The Organisation of Rwandan Alumni of Genocide Survivor Students’ Association (GAERG) and an Israel based organization, Renewed Memory have kick-started a project which will document and share testimonies of genocide survivors.
The “Renewed Memory Rwanda” project which will use animated and short video stories to tell and keep memories of the Genocide against Tutsi, was virtually launched on April 1, 2021 by Ambassador Ron Adam, the Israel envoy to Rwanda.
The initiative will be implemented in collaboration with 24 selected students at Mount Kenya University-Rwanda in Kigali, GAERG Rwanda, and Renewed Memory Israel to prepare, write and produce videos that will be shared on different social media platforms.
GAERG said that the videos to be produced between April and May 2021 will be shared with four important goals expected to be achieved:
These include telling and reliving forgotten stories of genocide survivors and witnesses; connecting the youth to the memories and their implications, raising the awareness among youths and creating a digital archive of videos for educational and research purposes.
Amb. Adam said that the project is timely and resonates with his country’s experience of going through the Jewish holocaust from 1933 to 1945.
“I was honored to participate in the launch of memory telling by the Israeli Renewed Memory organization to preserve genocide memories through production of testimonial videos,” said Amb.

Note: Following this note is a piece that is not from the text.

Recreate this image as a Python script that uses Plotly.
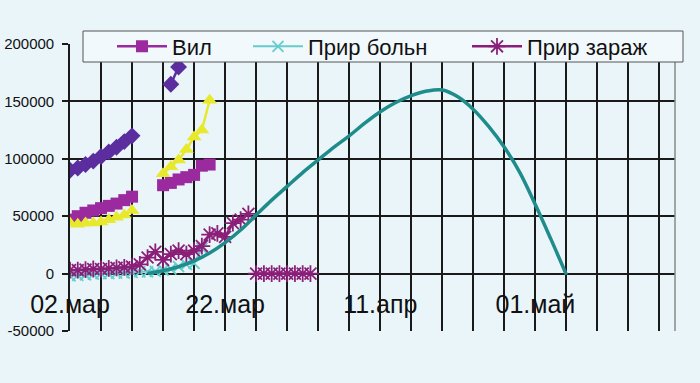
import plotly.graph_objects as go

# ---- data (x = days since 02.мар) ----
tick_days = [0, 20, 40, 60]
tick_labels = ["02.мар", "22.мар", "11.апр", "01.май"]
y_ticks = [-50000, 0, 50000, 100000, 150000, 200000]
y_tick_labels = ["-50000", "0", "50000", "100000", "150000", "200000"]

days_a = [0, 1, 2, 3, 4, 5, 6, 7, 8]
diamond_a = [90000, 92000, 95000, 98000, 102000, 106000, 110000, 115000, 120000]
days_diamond_b = [13, 14]
diamond_b = [165000, 180000]

vyl_a = [47000, 50000, 53000, 55000, 57000, 59000, 61000, 64000, 67000]
days_b = [12, 13, 14, 15, 16, 17, 18]
vyl_b = [77000, 79000, 82000, 84000, 86000, 94000, 95000]

yellow_a = [44000, 43000, 44000, 44000, 45000, 47000, 49000, 51000, 55000]
yellow_b = [87000, 93000, 99000, 108000, 119000, 125000, 151000]

days_bol = list(range(0, 18))
prir_boln = [-2000, -1500, -1000, -500, 0, 0, 500, 500, 1000, 1500, 1500,
             2000, 3000, 4000, 6000, 8000, 9000, 22000]

days_zar_a = list(range(0, 24))
prir_zar_a = [3000, 3000, 3500, 4000, 4000, 4500, 5000, 5500, 6000, 8000,
              14000, 19000, 12000, 17000, 20000, 17000, 20000, 24000, 34000,
              35000, 32000, 44000, 47000, 52000]
days_zar_b = [24, 25, 26, 27, 28, 29, 30, 31]
prir_zar_b = [0, 0, 0, 0, 0, 0, 0, 0]

curve_days = [10, 12, 14, 16, 18, 20, 22, 24, 26, 28, 30, 32, 34, 36, 38, 40,
              42, 44, 46, 48, 50, 52, 54, 56, 58, 60, 62, 64]
curve_vals = [0, 2500, 6000, 11000, 18000, 27000, 38000, 51000, 64000, 76000,
              88000, 99000, 110000, 120000, 131000, 141000, 149000, 155000,
              159000, 160000, 154000, 143000, 128000, 110000, 88000, 60000,
              30000, -1000]

C_VYL = "#9b2a9f"
C_BOL = "#66cccc"
C_ZAR = "#8b1f78"
C_DIA = "#5b2d9e"
C_YEL = "#e8e82c"
C_CUR = "#1f8c8c"
BG = "#eaf5fa"
FONT = "Arial, Liberation Sans, sans-serif"
W, H = 700, 383
ML, MR, MT, MB = 70, 25, 44, 52
PW, PH = W - ML - MR, H - MT - MB


def seg(xa, ya, xb, yb):
    return list(xa) + [None] + list(xb), list(ya) + [None] + list(yb)


def px_x(px):  # pixel -> paper (plot-area) x
    return (px - ML) / PW


def px_y(py):  # pixel -> paper (plot-area) y
    return (H - MB - py) / PH


fig = go.Figure()

x, y = seg(days_a, diamond_a, days_diamond_b, diamond_b)
fig.add_trace(go.Scatter(x=x, y=y, mode="lines+markers", showlegend=False,
                         line=dict(color=C_DIA, width=2.5),
                         marker=dict(symbol="diamond", size=13, color=C_DIA)))

x, y = seg(days_a, vyl_a, days_b, vyl_b)
fig.add_trace(go.Scatter(x=x, y=y, mode="lines+markers", name="Вил",
                         legend="legend",
                         line=dict(color=C_VYL, width=2.5),
                         marker=dict(symbol="square", size=12, color=C_VYL)))

x, y = seg(days_a, yellow_a, days_b, yellow_b)
fig.add_trace(go.Scatter(x=x, y=y, mode="lines+markers", showlegend=False,
                         line=dict(color=C_YEL, width=2.5),
                         marker=dict(symbol="triangle-up", size=13, color=C_YEL)))

fig.add_trace(go.Scatter(x=days_bol, y=prir_boln, mode="lines+markers",
                         name="Прир больн", legend="legend2",
                         line=dict(color=C_BOL, width=2),
                         marker=dict(symbol="x-thin-open", size=11,
                                     line=dict(color=C_BOL, width=1.8))))

x, y = seg(days_zar_a, prir_zar_a, days_zar_b, prir_zar_b)
fig.add_trace(go.Scatter(x=x, y=y, mode="lines+markers", name="Прир зараж",
                         legend="legend3",
                         line=dict(color=C_ZAR, width=2.5),
                         marker=dict(symbol="asterisk-open", size=14,
                                     line=dict(color=C_ZAR, width=1.8))))

fig.add_trace(go.Scatter(x=curve_days, y=curve_vals, mode="lines",
                         xaxis="x2", showlegend=False,
                         line=dict(color=C_CUR, width=3.5, shape="spline")))

grid = "#1a1a1a"
leg_common = dict(orientation="h", xanchor="left", yanchor="middle",
                  bgcolor="rgba(0,0,0,0)", borderwidth=0,
                  font=dict(size=22, family=FONT, color="#111"),
                  itemwidth=50)
leg_y = px_y(46.5)

fig.update_layout(
    width=W, height=H,
    margin=dict(l=ML, r=MR, t=MT, b=MB, autoexpand=False),
    paper_bgcolor=BG, plot_bgcolor=BG,
    font=dict(family=FONT, color="#111111"),
    xaxis=dict(range=[0, 78], tickmode="array", tickvals=tick_days,
               showticklabels=False, ticks="",
               showgrid=True, gridcolor=grid, gridwidth=1.6,
               minor=dict(tick0=0, dtick=4, showgrid=True, gridcolor=grid,
                          gridwidth=1.6),
               showline=False, zeroline=False, fixedrange=True),
    xaxis2=dict(overlaying="x", matches="x", anchor="free", position=0.2,
                tickmode="array", tickvals=tick_days, ticktext=tick_labels,
                tickfont=dict(size=25, color="#111"), ticks="",
                ticklabelstandoff=13, showgrid=False, zeroline=False,
                showline=False, fixedrange=True),
    yaxis=dict(range=[-50000, 200000], tickmode="array", tickvals=y_ticks,
               ticktext=y_tick_labels, tickfont=dict(size=15, color="#111"),
               ticklabelstandoff=5,
               showgrid=True, gridcolor=grid, gridwidth=1.6,
               zeroline=True, zerolinecolor=grid, zerolinewidth=1.6,
               showline=True, linecolor=grid, linewidth=1.6,
               ticks="outside", ticklen=6, tickcolor=grid, tickwidth=1.5,
               fixedrange=True),
    legend=dict(x=px_x(117 - 5), y=leg_y, **leg_common),
    legend2=dict(x=px_x(253 - 5), y=leg_y, **leg_common),
    legend3=dict(x=px_x(472 - 5), y=leg_y, **leg_common),
    shapes=[
        dict(type="line", xref="x domain", yref="y domain",
             x0=1, x1=1, y0=0, y1=1,
             line=dict(color="#888888", width=1.5)),
        dict(type="rect", xref="paper", yref="paper", layer="above",
             x0=px_x(83), x1=px_x(683), y0=px_y(62), y1=px_y(31),
             fillcolor="#f2f9fc", line=dict(color="#555555", width=1)),
    ],
)

fig.write_html("out.html", config={"displayModeBar": False},
               post_script="document.body.style.margin='0';")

Adam.
Egide Gatari, the president of GAERG highlighted the importance of the video documentation as contributing to the organisation’s efforts to keep genocide memory alive 27 years on, but also aide in fighting genocide ideology.
Gatari said this project creates an opportunity for the young generation to prepare and share video content that aim to increase presence, remembrance and the implications of crimes against humanity and racism that happened to their people via social networks.
“The students involved should not only help to tell our story as survivors but as a country to tell the real untold story (of the 1994 genocide against Tutsi) and be good ambassadors of humanity to the whole world,” Gatari said.
Gatari used the opportunity to ask the Israel envoy further this development with exchange visits and genocide historical research, since the Rwandan counterparts need to learn a lot from Israel in many aspects of fighting genocide denial, bridge gaps in documenting and research.
Using his testimony, Omar Ndizeye, a genocide survivor and author of “Life and Death in Nyamata” Memoir of a Young Boy in Rwanda’s darkest Church (Genocide against the Tutsi in Rwanda) book1/2 said its everyone’s role to play in making the world free of genocide, as indicated in the mission of GAERG.
Ndizeye was ten years old when the genocide against the Tutsi that shook the world began in Rwanda in April 1994.
Ndizeye reflected on his story of surviving as a child and spoke about his painful memories when his father, young brother and other members of his beloved family and community were slaughtered before his eyes.
“It was a story that kept my childhood in worry and with many unanswered questions,” he said…”I want everyone to know what happened to us even if it is a terrible story…Are we prepared to renew our memories to build the right future?” Ndizeye said posing a question.
Pini Snir, a third-generation Jewish Holocaust survivor who is the founder and head of “Renewed Memory” project committed to help Rwandans progress in keeping memory, growth and seeing impact of the videos so as to bring everyone on board in keeping the memory of the genocide.